--- START Information provided ---

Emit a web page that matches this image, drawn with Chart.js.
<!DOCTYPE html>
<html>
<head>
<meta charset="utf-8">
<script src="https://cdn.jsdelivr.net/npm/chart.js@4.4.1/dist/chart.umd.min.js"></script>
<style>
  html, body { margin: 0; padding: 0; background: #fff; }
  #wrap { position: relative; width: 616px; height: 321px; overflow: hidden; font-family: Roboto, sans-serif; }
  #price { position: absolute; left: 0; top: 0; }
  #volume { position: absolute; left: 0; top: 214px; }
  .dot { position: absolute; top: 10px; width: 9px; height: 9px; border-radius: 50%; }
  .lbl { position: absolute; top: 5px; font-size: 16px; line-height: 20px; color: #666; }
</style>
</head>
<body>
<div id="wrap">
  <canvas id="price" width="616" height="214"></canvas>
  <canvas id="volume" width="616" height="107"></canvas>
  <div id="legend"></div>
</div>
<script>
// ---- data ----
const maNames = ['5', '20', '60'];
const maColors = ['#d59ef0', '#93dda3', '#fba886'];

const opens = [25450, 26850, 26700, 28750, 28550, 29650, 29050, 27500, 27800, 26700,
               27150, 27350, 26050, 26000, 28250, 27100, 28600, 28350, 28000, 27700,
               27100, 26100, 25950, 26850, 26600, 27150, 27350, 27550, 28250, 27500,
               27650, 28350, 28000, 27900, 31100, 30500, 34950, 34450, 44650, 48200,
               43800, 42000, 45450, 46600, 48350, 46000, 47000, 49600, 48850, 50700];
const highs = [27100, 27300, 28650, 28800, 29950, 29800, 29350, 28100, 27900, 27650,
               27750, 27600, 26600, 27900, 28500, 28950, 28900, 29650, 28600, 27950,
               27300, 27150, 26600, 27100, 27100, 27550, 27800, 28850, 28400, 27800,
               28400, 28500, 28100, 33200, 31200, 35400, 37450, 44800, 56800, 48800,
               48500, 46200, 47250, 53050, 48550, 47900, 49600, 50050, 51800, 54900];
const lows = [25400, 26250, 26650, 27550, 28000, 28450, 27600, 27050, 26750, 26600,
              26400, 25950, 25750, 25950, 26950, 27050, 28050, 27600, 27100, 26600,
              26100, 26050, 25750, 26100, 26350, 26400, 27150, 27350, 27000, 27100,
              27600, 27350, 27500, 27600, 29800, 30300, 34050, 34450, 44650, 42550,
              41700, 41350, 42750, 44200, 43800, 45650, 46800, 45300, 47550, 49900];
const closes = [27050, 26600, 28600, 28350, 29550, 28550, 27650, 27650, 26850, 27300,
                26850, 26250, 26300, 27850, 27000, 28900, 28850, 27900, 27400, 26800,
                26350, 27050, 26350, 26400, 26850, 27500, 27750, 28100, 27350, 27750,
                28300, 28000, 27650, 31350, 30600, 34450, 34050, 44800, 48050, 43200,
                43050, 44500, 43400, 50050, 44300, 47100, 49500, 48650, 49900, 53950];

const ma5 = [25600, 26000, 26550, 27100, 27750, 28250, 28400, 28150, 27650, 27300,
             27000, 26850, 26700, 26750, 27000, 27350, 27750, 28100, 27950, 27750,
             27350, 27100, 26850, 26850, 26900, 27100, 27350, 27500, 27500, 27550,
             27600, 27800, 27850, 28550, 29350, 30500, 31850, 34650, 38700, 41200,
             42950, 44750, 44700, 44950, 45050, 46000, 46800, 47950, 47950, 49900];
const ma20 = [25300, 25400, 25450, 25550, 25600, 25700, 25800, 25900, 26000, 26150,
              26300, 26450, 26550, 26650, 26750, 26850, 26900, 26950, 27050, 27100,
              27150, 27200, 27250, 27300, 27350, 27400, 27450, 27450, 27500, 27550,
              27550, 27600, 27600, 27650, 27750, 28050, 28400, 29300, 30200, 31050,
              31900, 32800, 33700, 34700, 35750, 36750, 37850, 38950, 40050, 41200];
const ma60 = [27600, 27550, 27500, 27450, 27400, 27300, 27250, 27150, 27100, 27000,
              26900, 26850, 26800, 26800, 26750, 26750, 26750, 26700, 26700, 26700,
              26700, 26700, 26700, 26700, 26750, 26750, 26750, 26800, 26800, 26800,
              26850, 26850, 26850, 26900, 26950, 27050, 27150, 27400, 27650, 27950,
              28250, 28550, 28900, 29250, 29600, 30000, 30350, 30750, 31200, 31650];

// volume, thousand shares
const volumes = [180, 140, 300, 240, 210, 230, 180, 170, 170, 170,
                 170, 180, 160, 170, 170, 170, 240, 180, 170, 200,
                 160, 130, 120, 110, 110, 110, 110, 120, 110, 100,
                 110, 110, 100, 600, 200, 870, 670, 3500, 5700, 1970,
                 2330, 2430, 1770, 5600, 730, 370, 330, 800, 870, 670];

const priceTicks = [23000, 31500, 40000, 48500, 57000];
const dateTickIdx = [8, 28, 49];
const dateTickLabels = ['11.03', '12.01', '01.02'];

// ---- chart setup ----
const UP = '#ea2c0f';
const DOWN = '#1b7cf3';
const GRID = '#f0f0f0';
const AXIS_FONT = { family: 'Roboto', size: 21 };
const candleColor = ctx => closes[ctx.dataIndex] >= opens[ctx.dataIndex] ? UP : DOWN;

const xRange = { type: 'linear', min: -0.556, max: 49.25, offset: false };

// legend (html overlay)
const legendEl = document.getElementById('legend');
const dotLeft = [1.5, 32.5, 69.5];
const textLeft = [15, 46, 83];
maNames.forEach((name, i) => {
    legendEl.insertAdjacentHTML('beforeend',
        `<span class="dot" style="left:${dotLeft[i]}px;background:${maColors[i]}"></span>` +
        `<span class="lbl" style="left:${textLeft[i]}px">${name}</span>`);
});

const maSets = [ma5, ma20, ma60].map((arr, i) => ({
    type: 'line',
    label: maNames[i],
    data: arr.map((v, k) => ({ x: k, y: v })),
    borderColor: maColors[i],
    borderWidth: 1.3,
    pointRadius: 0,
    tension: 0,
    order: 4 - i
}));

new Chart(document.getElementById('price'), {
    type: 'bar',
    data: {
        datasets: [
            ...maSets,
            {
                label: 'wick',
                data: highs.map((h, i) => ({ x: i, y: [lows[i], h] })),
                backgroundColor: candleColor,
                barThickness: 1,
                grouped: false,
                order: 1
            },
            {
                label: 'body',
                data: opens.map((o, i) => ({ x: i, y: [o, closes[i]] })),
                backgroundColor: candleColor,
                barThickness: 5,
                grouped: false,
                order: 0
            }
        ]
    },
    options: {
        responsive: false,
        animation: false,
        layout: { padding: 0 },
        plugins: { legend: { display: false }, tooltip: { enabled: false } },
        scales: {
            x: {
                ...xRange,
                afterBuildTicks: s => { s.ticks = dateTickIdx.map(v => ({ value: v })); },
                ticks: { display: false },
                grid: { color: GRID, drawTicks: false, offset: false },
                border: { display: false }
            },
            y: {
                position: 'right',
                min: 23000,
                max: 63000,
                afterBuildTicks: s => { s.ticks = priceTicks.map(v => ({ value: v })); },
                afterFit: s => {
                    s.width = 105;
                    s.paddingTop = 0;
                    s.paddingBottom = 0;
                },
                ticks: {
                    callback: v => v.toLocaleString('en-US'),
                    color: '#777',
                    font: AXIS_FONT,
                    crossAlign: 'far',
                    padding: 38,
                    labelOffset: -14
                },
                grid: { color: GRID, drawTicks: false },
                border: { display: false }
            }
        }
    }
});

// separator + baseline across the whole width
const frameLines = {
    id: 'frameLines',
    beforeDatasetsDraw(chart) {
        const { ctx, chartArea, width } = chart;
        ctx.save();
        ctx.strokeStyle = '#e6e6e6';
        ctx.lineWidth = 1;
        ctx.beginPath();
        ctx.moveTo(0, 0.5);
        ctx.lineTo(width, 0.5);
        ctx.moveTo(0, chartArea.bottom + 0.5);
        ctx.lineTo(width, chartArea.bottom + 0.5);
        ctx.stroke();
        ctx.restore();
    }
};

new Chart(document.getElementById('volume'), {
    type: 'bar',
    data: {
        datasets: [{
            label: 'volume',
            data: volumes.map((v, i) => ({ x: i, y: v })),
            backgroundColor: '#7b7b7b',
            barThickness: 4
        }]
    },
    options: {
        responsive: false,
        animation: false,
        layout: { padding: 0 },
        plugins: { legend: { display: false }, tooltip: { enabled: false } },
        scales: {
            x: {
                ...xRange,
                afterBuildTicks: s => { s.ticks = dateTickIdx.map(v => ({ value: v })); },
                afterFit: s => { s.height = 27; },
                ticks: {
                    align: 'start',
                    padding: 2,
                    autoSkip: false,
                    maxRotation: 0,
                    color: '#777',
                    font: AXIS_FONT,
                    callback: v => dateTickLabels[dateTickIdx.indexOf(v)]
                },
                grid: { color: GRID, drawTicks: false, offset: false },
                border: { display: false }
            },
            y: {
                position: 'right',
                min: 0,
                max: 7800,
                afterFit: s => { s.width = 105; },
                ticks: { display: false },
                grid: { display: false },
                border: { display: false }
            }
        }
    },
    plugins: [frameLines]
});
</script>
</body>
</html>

--- END Information provided ---

## [What is expected]
Quote exactly the lines running from the start of the listing above through the line where "const maColors = ['#d59ef0', '#93dda3', '#fba886'];" is found, and output no other lines.

## [Complete output]
Emit a web page that matches this image, drawn with Chart.js.
<!DOCTYPE html>
<html>
<head>
<meta charset="utf-8">
<script src="https://cdn.jsdelivr.net/npm/chart.js@4.4.1/dist/chart.umd.min.js"></script>
<style>
  html, body { margin: 0; padding: 0; background: #fff; }
  #wrap { position: relative; width: 616px; height: 321px; overflow: hidden; font-family: Roboto, sans-serif; }
  #price { position: absolute; left: 0; top: 0; }
  #volume { position: absolute; left: 0; top: 214px; }
  .dot { position: absolute; top: 10px; width: 9px; height: 9px; border-radius: 50%; }
  .lbl { position: absolute; top: 5px; font-size: 16px; line-height: 20px; color: #666; }
</style>
</head>
<body>
<div id="wrap">
  <canvas id="price" width="616" height="214"></canvas>
  <canvas id="volume" width="616" height="107"></canvas>
  <div id="legend"></div>
</div>
<script>
// ---- data ----
const maNames = ['5', '20', '60'];
const maColors = ['#d59ef0', '#93dda3', '#fba886'];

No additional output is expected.